Em 2012, uma resolução da Assembleia da República pediu ao Tribunal de Contas que aferisse qual o custo médio de um aluno na escola pública. O resultado foi uma estimativa de 4.415 euros, apenas válida para 2009/10, segundo o próprio auditor, já que muitos pacotes de austeridade se seguiram após aquele ano letivo.

Em 2014, assumindo que todos os anos um terço dos alunos fica retido no ensino obrigatório, estimava-se que o custo dos chumbos fosse de 250 milhões de euros, segundo números do “Atlas da Educação”, promovido pela associação Empresários pela Inclusão Social (EPIS) e pelo Centro de Estudos de Sociologia da Universidade Nova de Lisboa. Para chegar a este número, colocou-se o custo médio por estudante nos quatro mil euros anuais.

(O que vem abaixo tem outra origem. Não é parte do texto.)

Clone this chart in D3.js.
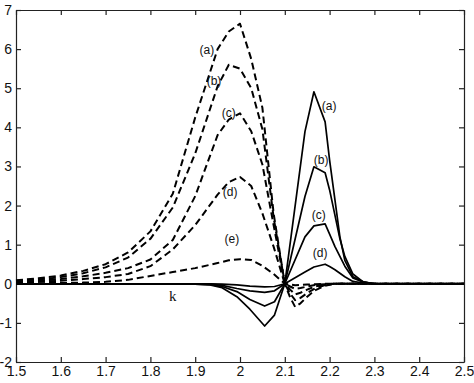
<!DOCTYPE html>
<html><head><meta charset="utf-8">
<script src="https://cdn.jsdelivr.net/npm/d3@7"></script>
<style>
body{margin:0;background:#fff;}
svg{display:block;}
.tick text{font-family:"Liberation Sans",Arial,sans-serif;font-size:14px;fill:#111;}
</style></head>
<body>
<svg id="c" width="474" height="383"></svg>
<script>
// ---- data ----
const xTicks = [1.5,1.6,1.7,1.8,1.9,2.0,2.1,2.2,2.3,2.4,2.5];
const yTicks = [-2,-1,0,1,2,3,4,5,6,7];

const xDashed = [1.5,1.55,1.6,1.65,1.7,1.75,1.8,1.85,1.9,1.95,1.975,2.0,2.025,2.05,2.075,2.1,2.112,2.123,2.135,2.15,2.167,2.19,2.21,2.3,2.4,2.5];
const dashedA = [0.09,0.14,0.21,0.33,0.5,0.8,1.34,2.3,4.25,6.0,6.45,6.65,5.75,4.5,1.8,0,-0.35,-0.59,-0.5,-0.33,-0.17,-0.05,0,0,0,0];
const dashedB = [0.07,0.11,0.17,0.27,0.42,0.67,1.15,1.95,3.33,5.05,5.6,5.5,5.0,3.95,1.7,0,-0.25,-0.42,-0.36,-0.24,-0.12,-0.03,0,0,0,0];
const dashedC = [0.05,0.08,0.12,0.19,0.28,0.4,0.62,1.12,2.24,3.8,4.2,4.36,3.9,3.05,1.5,0,-0.15,-0.27,-0.23,-0.15,-0.07,-0.02,0,0,0,0];
const dashedD = [0.03,0.05,0.08,0.12,0.17,0.25,0.45,0.88,1.5,2.28,2.6,2.73,2.5,1.8,0.95,0,-0.07,-0.13,-0.11,-0.07,-0.03,-0.01,0,0,0,0];
const dashedE = [0.01,0.015,0.02,0.03,0.05,0.1,0.2,0.3,0.4,0.53,0.6,0.63,0.61,0.46,0.25,0,-0.02,-0.04,-0.03,-0.02,-0.01,0,0,0,0,0];

const xSolid = [1.5,1.85,1.9,1.933,1.96,1.993,2.022,2.055,2.077,2.1,2.145,2.165,2.19,2.2,2.212,2.223,2.234,2.252,2.275,2.3,2.5];
const solidA = [0,0,-0.01,-0.03,-0.1,-0.33,-0.65,-1.08,-0.8,0,3.89,4.91,4.14,3.16,2.14,1.2,0.6,0.18,0.05,0,0];
const solidB = [0,0,-0.01,-0.02,-0.07,-0.2,-0.4,-0.57,-0.46,0,2.23,2.99,2.84,2.4,1.75,1.15,0.7,0.25,0.05,0,0];
const solidC = [0,0,0,-0.01,-0.04,-0.12,-0.18,-0.22,-0.18,0,1.2,1.48,1.53,1.27,0.95,0.7,0.45,0.15,0.04,0,0];
const solidD = [0,0,0,0,-0.01,-0.03,-0.06,-0.08,-0.07,0,0.3,0.43,0.5,0.44,0.36,0.27,0.18,0.06,0.02,0,0];

const dashedLabels = ["(a)","(b)","(c)","(d)","(e)"];
const dashedLabelPos = [[1.926,5.87],[1.942,5.08],[1.975,4.27],[1.978,2.24],[1.982,1.04]];
const solidLabels = ["(a)","(b)","(c)","(d)"];
const solidLabelPos = [[2.199,4.44],[2.181,3.06],[2.176,1.66],[2.179,0.68]];

// ---- chart ----
const svg = d3.select("#c");
const x = d3.scaleLinear().domain([1.5,2.5]).range([16,464]);
const y = d3.scaleLinear().domain([-2,7]).range([362,10]);
const fmtX = d => String(+d.toFixed(1));
const fmtY = d => String(d);

svg.append("g").attr("transform",`translate(0,${y(-2)})`)
  .call(d3.axisBottom(x).tickValues(xTicks).tickFormat(fmtX).tickSizeInner(-5).tickSizeOuter(0).tickPadding(4));
svg.append("g").attr("transform",`translate(0,${y(7)})`)
  .call(d3.axisTop(x).tickValues(xTicks).tickFormat("").tickSizeInner(-5).tickSizeOuter(0));
svg.append("g").attr("transform",`translate(${x(1.5)},0)`)
  .call(d3.axisLeft(y).tickValues(yTicks).tickFormat(fmtY).tickSizeInner(-5).tickSizeOuter(0).tickPadding(4));
svg.append("g").attr("transform",`translate(${x(2.5)},0)`)
  .call(d3.axisRight(y).tickValues(yTicks).tickFormat("").tickSizeInner(-5).tickSizeOuter(0));
svg.selectAll(".domain").attr("stroke","#222").attr("stroke-width",1.2);
svg.selectAll(".tick line").attr("stroke","#222").attr("stroke-width",1.2);

const line = (xs) => d3.line().x((d,i)=>x(xs[i])).y(d=>y(d));

[dashedA,dashedB,dashedC,dashedD,dashedE].forEach(s=>{
  svg.append("path").datum(s).attr("d",line(xDashed))
    .attr("fill","none").attr("stroke","#000").attr("stroke-width",2)
    .attr("stroke-dasharray","7,4").attr("stroke-linejoin","round");
});
[solidA,solidB,solidC,solidD].forEach(s=>{
  svg.append("path").datum(s).attr("d",line(xSolid))
    .attr("fill","none").attr("stroke","#000").attr("stroke-width",1.7)
    .attr("stroke-linejoin","round");
});

const lab = (t,p) => svg.append("text").attr("x",x(p[0])).attr("y",y(p[1]))
   .attr("text-anchor","middle").attr("font-family","Liberation Sans, Arial, sans-serif")
   .attr("font-size",12).attr("fill","#111").text(t);
dashedLabels.forEach((t,i)=>lab(t,dashedLabelPos[i]));
solidLabels.forEach((t,i)=>lab(t,solidLabelPos[i]));

svg.append("text").attr("x",x(1.85)).attr("y",y(-0.44))
  .attr("text-anchor","middle").attr("font-family","Liberation Serif, Times New Roman, serif")
  .attr("font-size",15).attr("fill","#111").text("k");
</script>
</body></html>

Em 2018, foi a vez do Aqeduto — um projeto de investigação para avaliação da qualidade e equidade em educação — considerar que, comparativamente com outras soluções, os chumbos são de todas as medidas usadas para combater o insucesso dos estudantes, a mais cara, sendo também pouco eficaz.

Ao Observador, o Ministério da Educação reiterou que o plano para combater os níveis de retenção não é uma medida economicista, mas antes uma medida que visa melhorar as aprendizagens dos estudantes.